下痢や腹痛、嘔吐などをもたらすウイルス性の「感染性胃腸炎」。その原因としてよく知られているのが、ノロウイルス・ロタウイルス・アデノウイルスの3大ウイルスです。なかでもアデノウイルスは、季節に関係なく発症する子どもにとって身近なウイルス。今回は、北浜こどもクリニックの北浜直先生に「アデノウイルス胃腸炎」について伺いました。
感染性胃腸炎の原因3大ウイルス「ノロ・ロタ・アデノ」

感染性胃腸炎の原因としては、アデノウイルスのほかにも、ノロウイルス、ロタウイルスなどがよく知られていますね。それぞれどんな違いがあるのでしょうか?

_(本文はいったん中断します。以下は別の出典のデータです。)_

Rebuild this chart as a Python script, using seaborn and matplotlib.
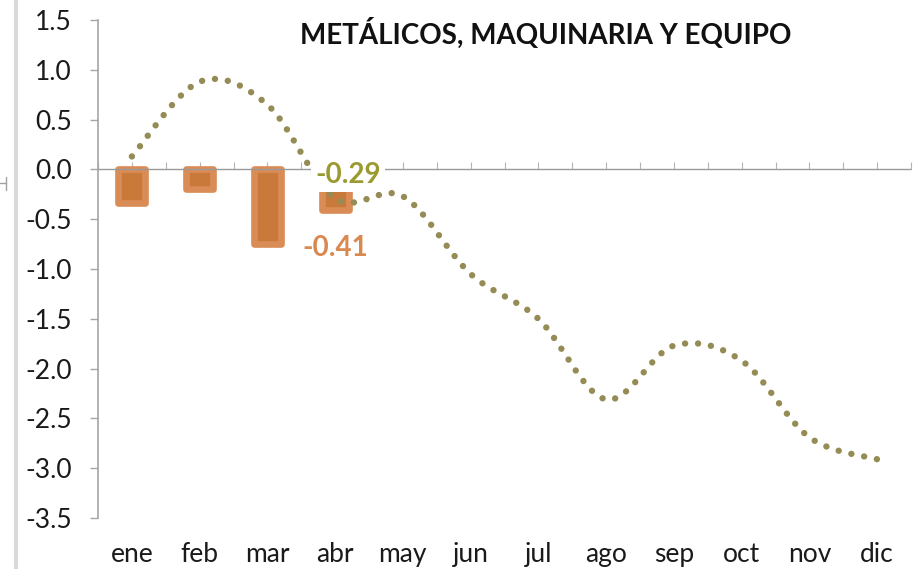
import numpy as np
import pandas as pd
import matplotlib
matplotlib.use("Agg")
import matplotlib.pyplot as plt
import seaborn as sns
from matplotlib.path import Path
from matplotlib.patches import PathPatch
from matplotlib.lines import Line2D
from matplotlib.ticker import FixedLocator, FormatStrFormatter

# ---------------- data ----------------
months = ["ene", "feb", "mar", "abr", "may", "jun", "jul", "ago", "sep", "oct", "nov", "dic"]
bar_values = [-0.34, -0.20, -0.75, -0.41, np.nan, np.nan, np.nan, np.nan, np.nan, np.nan, np.nan, np.nan]
line_values = [0.13, 0.88, 0.65, -0.29, -0.27, -1.05, -1.50, -2.31, -1.77, -1.92, -2.69, -2.91]
yticks = [1.5, 1.0, 0.5, 0.0, -0.5, -1.0, -1.5, -2.0, -2.5, -3.0, -3.5]
title = "METÁLICOS, MAQUINARIA Y EQUIPO"
bar_label = "-0.41"
line_label = "-0.29"

# ---------------- style ----------------
sns.set_theme(style="white")
plt.rcParams["font.family"] = ["Lato", "DejaVu Sans"]
plt.rcParams["axes.unicode_minus"] = False

BAR_FACE = "#C97A3A"
BAR_EDGE = "#D98C55"
LINE_COL = "#958B55"
LBL_LINE = "#9A9A30"
LBL_BAR = "#D9894F"
AX_GREY = "#A6A6A6"

W, H = 918, 569
fig = plt.figure(figsize=(W / 100, H / 100), dpi=100)
ax = fig.add_axes([98 / W, 1 - 518 / H, (911 - 98) / W, (518 - 20) / H])

df = pd.DataFrame({"mes": months, "valor": bar_values})
sns.barplot(data=df, x="mes", y="valor", order=months, width=0.4,
            color=BAR_FACE, saturation=1, errorbar=None, ax=ax,
            edgecolor=BAR_EDGE, linewidth=4.8, zorder=2)
for p in ax.patches:
    p.set_joinstyle("round")

# smooth (Bezier) line through the monthly values
xs = np.arange(len(months), dtype=float)
ys = np.array(line_values, dtype=float)
n = len(xs)
verts = [(xs[0], ys[0])]
codes = [Path.MOVETO]
for i in range(n - 1):
    im1 = max(i - 1, 0)
    ip2 = min(i + 2, n - 1)
    c1 = (xs[i] + (xs[i + 1] - xs[im1]) / 6, ys[i] + (ys[i + 1] - ys[im1]) / 6)
    c2 = (xs[i + 1] - (xs[ip2] - xs[i]) / 6, ys[i + 1] - (ys[ip2] - ys[i]) / 6)
    verts += [c1, c2, (xs[i + 1], ys[i + 1])]
    codes += [Path.CURVE4, Path.CURVE4, Path.CURVE4]
curve = PathPatch(Path(verts, codes), fill=False, edgecolor=LINE_COL, lw=4.6,
                  linestyle=(0, (0.01, 2.03)), capstyle="round", zorder=4)
ax.add_patch(curve)

# axes
ax.set_xlim(-0.5, n - 0.5)
ax.set_ylim(-3.5, 1.5)
ax.yaxis.set_major_locator(FixedLocator(yticks))
ax.yaxis.set_major_formatter(FormatStrFormatter("%.1f"))
ax.set_xlabel("")
ax.set_ylabel("")
for s in ["top", "right"]:
    ax.spines[s].set_visible(False)
ax.spines["left"].set_color(AX_GREY)
ax.spines["left"].set_linewidth(1.2)
ax.spines["bottom"].set_position(("data", 0))
ax.spines["bottom"].set_color("#9A9A9A")
ax.spines["bottom"].set_linewidth(1.0)
ax.spines["bottom"].set_linestyle((0, (1, 1)))
ax.spines["bottom"].set_zorder(3)

ax.tick_params(axis="y", left=True, direction="out", length=5.8, width=1.0,
               color=AX_GREY, pad=13, labelsize=19, labelcolor="#1a1a1a")
ax.set_xticks(range(n))
ax.set_xticks(np.arange(-0.5, n, 1.0), minor=True)
ax.tick_params(axis="x", which="both", bottom=True, direction="in", length=5,
               width=0.8, color="#B5B5B5", labelbottom=False)

sec = ax.secondary_xaxis(0)
sec.set_xticks(range(n), labels=months)
sec.tick_params(length=0, pad=17, labelsize=19, labelcolor="#1a1a1a")
sec.spines["bottom"].set_visible(False)

# title
ax.text(0.551, 0.974, title, transform=ax.transAxes, ha="center", va="center",
        fontsize=20, fontweight="bold", color="#111111")

# data labels
ax.annotate(bar_label, xy=(3, bar_values[3]), xytext=(0, -38), textcoords="offset pixels",
            ha="center", va="center", fontsize=20, fontweight="bold", color=LBL_BAR, zorder=6)
ax.annotate(line_label, xy=(3, line_values[3]), xytext=(13, 23), textcoords="offset pixels",
            ha="center", va="center", fontsize=20, fontweight="bold", color=LBL_LINE,
            bbox=dict(boxstyle="square,pad=0.15", fc="white", ec="none"), zorder=10)

# left-edge decorations
fig.add_artist(Line2D([15.5 / W, 15.5 / W], [0, 1], color="#D9D9D9", lw=3,
                      transform=fig.transFigure))
fig.add_artist(Line2D([0, 6 / W], [1 - 183 / H, 1 - 183 / H], color="#A0A0A0", lw=1,
                      transform=fig.transFigure))
fig.add_artist(Line2D([6 / W, 6 / W], [1 - 177 / H, 1 - 190 / H], color="#A0A0A0", lw=1,
                      transform=fig.transFigure))

fig.savefig("out.png", dpi=100)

「季節性があるノロウイルス、ロタウイルスと比べて、アデノウイルス胃腸炎は年間を通して発症するのが特徴です。」
アデノウイルス
年間を通して発症。発熱や嘔吐は軽めで、下痢が1〜2週間続く。喉の痛みや目の充血などを伴うことがある。
ノロウイルス
秋〜冬にかけて流行。症状は嘔吐、下痢、腹痛、発熱など。症状が続く期間は2〜3日程度。
ロタウイルス
冬〜春にかけて流行。症状は嘔吐、下痢、腹痛、発熱など。便の色が白っぽくなることがある。症状が続く期間は5〜6日程度。
「いずれも主な感染経路は飛沫感染と接触感染。とくにアデノウイルスは感染力が強いので注意が必要です。感染を防ぐためにできるのは、うがいと手洗いを習慣づけること。そしてマスクの着用も有効です。」
型によって様々な症状を引き起こす「アデノウイルス」
一言で「アデノウイルス」と言っても、さまざまな種類があるため、そのすべてが胃腸炎を引き起こすわけではないそうです。

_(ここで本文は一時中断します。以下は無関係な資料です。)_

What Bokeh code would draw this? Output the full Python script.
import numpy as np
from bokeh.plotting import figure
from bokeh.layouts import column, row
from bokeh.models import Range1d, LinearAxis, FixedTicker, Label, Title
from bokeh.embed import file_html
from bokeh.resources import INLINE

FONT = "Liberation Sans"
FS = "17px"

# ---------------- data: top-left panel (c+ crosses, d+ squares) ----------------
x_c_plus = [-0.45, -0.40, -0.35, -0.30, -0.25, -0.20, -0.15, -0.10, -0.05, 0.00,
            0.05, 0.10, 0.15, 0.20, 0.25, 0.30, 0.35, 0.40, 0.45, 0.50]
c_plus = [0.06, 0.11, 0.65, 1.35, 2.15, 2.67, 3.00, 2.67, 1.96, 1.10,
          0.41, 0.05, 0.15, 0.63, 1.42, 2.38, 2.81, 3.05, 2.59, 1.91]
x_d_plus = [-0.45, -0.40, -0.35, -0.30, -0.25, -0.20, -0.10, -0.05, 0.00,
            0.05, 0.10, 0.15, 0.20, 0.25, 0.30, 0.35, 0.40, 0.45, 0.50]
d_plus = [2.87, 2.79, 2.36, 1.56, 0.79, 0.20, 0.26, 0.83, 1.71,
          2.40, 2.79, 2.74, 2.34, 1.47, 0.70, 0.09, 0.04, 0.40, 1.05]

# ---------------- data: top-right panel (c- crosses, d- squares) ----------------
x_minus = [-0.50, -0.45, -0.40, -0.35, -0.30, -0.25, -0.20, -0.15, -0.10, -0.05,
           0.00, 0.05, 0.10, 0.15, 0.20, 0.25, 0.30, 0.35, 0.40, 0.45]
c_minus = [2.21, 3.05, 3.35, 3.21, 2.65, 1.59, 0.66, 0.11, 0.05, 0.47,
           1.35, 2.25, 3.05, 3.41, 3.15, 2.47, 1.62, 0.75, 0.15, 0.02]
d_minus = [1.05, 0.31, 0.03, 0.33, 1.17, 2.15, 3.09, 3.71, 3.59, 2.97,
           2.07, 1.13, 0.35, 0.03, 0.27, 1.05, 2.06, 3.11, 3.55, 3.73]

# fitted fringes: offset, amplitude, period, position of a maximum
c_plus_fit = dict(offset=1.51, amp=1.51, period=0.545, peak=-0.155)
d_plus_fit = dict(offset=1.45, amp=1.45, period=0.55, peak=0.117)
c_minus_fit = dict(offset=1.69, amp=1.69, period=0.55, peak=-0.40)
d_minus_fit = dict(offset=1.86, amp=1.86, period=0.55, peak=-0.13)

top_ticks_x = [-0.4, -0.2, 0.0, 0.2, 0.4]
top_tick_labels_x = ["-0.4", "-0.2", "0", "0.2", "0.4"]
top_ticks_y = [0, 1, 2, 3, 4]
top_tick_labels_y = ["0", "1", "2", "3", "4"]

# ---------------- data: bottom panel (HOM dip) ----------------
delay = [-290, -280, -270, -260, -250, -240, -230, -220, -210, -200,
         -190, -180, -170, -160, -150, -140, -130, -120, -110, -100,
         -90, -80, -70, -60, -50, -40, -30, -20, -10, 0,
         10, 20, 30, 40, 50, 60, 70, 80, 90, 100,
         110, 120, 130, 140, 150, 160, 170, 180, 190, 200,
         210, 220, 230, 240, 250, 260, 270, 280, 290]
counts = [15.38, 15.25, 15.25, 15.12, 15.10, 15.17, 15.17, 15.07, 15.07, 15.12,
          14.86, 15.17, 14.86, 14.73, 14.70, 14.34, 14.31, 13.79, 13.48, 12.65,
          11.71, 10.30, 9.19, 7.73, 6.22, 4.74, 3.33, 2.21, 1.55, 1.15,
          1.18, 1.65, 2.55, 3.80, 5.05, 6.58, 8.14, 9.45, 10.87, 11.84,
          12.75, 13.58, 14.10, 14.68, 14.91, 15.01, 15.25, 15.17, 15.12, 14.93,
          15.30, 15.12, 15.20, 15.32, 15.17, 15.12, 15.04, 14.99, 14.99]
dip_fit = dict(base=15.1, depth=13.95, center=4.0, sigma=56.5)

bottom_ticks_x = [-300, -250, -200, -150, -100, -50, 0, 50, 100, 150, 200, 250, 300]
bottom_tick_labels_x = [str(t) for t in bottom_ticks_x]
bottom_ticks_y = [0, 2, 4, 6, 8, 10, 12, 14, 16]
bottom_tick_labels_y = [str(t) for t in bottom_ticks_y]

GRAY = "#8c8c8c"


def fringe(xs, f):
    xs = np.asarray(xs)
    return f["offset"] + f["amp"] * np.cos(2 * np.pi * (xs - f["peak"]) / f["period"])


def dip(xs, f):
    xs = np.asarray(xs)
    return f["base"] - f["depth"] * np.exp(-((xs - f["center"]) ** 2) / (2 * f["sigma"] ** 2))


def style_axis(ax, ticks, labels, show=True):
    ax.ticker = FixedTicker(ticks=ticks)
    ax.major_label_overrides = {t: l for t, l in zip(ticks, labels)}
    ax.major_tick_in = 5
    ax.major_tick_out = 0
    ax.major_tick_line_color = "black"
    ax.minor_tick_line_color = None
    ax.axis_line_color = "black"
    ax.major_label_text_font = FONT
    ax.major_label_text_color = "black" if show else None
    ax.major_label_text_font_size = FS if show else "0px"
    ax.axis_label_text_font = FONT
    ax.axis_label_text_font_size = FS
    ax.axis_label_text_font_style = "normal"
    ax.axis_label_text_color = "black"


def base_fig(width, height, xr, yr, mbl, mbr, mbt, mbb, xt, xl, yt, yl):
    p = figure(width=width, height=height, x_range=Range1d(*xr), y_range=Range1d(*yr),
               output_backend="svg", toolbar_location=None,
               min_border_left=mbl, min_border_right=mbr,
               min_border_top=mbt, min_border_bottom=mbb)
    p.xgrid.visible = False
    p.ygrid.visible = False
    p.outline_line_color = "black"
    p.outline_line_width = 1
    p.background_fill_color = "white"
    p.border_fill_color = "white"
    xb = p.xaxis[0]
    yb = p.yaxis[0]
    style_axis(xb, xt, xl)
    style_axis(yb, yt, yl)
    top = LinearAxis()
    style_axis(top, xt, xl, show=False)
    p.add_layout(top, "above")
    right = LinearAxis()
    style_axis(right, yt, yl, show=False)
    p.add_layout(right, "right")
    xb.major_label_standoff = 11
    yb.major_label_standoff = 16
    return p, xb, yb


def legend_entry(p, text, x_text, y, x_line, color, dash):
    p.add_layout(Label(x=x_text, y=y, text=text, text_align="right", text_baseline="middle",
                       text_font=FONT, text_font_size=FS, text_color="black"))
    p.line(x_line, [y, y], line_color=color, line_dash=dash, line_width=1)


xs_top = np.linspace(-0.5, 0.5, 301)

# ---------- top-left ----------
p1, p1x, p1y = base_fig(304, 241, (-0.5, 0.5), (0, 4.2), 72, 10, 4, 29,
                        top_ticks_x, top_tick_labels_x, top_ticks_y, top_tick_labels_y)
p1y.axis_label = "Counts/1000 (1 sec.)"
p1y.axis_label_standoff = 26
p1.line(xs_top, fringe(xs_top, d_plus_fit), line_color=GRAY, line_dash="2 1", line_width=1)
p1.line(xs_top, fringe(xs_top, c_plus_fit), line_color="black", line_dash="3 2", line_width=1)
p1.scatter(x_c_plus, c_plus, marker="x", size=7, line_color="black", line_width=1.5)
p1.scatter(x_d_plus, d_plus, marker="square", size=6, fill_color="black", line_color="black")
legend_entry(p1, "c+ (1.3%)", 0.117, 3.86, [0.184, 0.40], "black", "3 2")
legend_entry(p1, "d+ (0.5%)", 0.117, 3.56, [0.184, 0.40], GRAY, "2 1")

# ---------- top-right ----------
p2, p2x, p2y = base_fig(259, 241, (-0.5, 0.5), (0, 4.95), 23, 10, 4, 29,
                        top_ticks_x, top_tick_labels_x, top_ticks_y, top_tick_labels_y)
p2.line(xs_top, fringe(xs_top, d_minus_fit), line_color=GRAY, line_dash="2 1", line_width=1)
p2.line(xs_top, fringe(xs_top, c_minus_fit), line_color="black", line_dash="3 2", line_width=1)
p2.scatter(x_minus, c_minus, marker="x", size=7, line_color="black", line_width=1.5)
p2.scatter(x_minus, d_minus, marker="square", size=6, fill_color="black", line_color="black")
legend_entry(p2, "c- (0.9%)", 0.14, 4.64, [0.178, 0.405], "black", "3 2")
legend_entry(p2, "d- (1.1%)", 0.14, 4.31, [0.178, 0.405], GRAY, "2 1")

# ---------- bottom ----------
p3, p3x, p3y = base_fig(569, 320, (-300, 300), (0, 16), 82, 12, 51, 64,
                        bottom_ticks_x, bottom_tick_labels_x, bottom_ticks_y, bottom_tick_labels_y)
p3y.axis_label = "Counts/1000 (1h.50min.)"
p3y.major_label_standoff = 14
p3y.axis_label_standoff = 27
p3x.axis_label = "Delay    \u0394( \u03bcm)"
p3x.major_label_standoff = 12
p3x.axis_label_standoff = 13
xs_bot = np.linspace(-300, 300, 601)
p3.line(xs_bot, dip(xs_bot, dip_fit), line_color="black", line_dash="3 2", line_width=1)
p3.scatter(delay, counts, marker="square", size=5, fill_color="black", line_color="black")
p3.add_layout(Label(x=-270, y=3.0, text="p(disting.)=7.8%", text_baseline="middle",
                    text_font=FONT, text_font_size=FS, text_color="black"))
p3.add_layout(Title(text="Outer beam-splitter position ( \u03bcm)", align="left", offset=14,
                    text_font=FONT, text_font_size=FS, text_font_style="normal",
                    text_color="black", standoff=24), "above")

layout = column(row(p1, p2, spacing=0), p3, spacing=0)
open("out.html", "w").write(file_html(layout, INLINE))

「アデノウイルスは小さな子どもに感染しやすく、咳や鼻水など一般的に“風邪”とされる症状をはじめ、胃腸炎・結膜炎・膀胱炎など、様々な症状を引き起こします。アデノウイルスには50種類以上の型があり、それぞれ症状が異なるのが特徴です。型の種類が多いため、免疫がつきにくく何度でも感染します。」
このように、アデノウイルスに感染した際の症状はウイルスの型によってさまざま。例えば、夏場にプールで感染することが多い「プール熱(咽頭結膜熱)」も、アデノウイルス(主に3型)によるものです。

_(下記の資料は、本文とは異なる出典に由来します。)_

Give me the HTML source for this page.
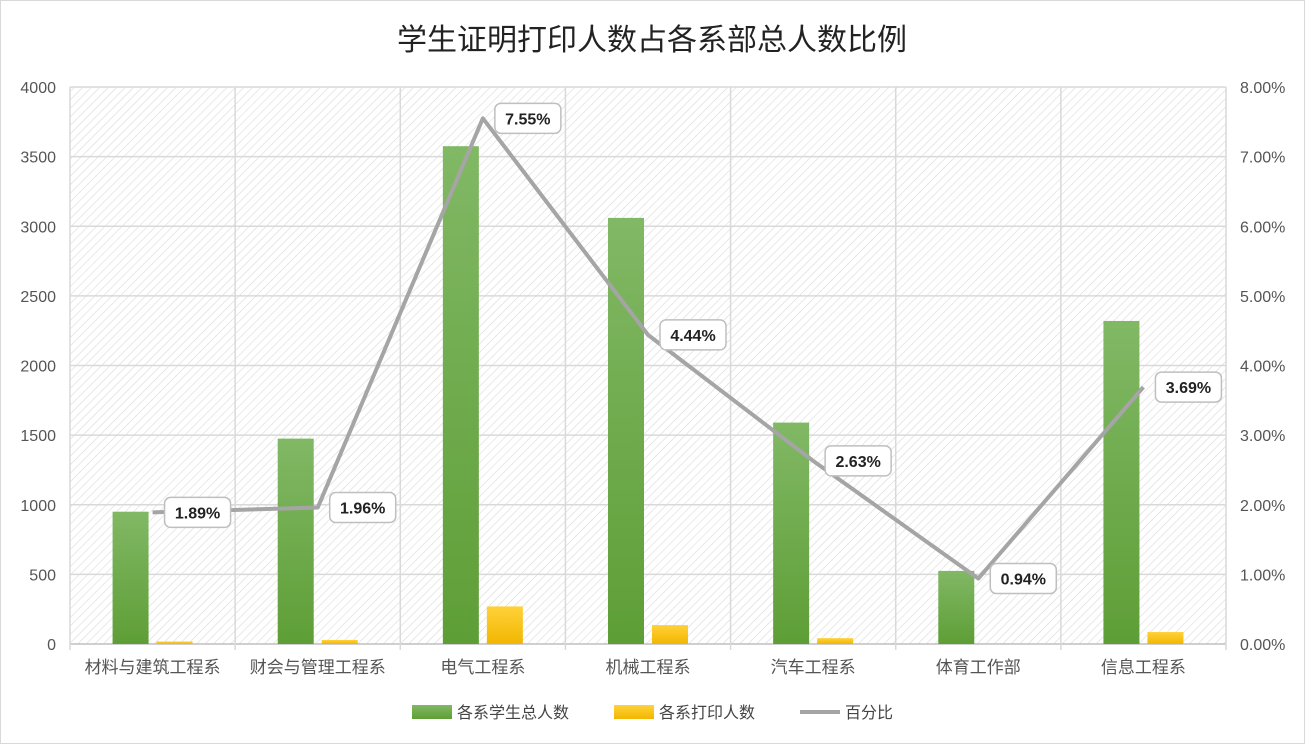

「アデノウイルス胃腸炎を引き起こすのは、40型・41型ウイルスで『腸管アデノウイルス』と呼ばれています。3歳以下の乳幼児に発症することが多く、微熱や喉の痛みのほか、1週間〜2週間の長期にわたって水っぽい下痢が続くことがあります。」
通常は軽く済むことが多いアデノウイルスによる下痢症状ですが、新生児、乳児の場合は重症化することもあるそうです。そこで、アデノウイルス胃腸炎のホームケアのポイントを伺いました。
自宅で安静に こまめな水分補給で脱水症状に注意を!

「アデノウイルス胃腸炎には有効なワクチンはありません。吐き気止め、下痢止めなどで対症療法をし、自然治癒を待つことになります。自宅で安静に過ごし、症状が落ち着くまでは水分以外の食事を控えましょう。胃腸をしっかり休めることで、回復が早まります。回復してきたら、最初はおかゆなど、胃腸に負担をかけないものから少しずつ始めていくのが望ましいでしょう。」
小さな子どもは、とくに下痢や嘔吐による脱水症状を引き起こしやすいので注意が必要なのだそう。
「脱水症状を避けるために、経口補水液でこまめな水分補給をしてください。一度にたくさん飲ませると吐き出してしまうこともあるので、何回にもわけて少量ずつ飲ませてあげるといいですよ。」
北浜先生によると、吐物などの処理には塩塩素系漂白剤を使うといいのですが、そこにこだわって処理が遅れるよりも、とにかく素早く洗うことが大切とのこと。また、おむつをしている場合はこまめに取り替え、ビニール袋に入れてしっかり口を閉じて処理するといいそうです。
下痢が長引くアデノウイルス胃腸炎。気になる症状があれば、自己判断せず必ず医療機関を受診しましょう。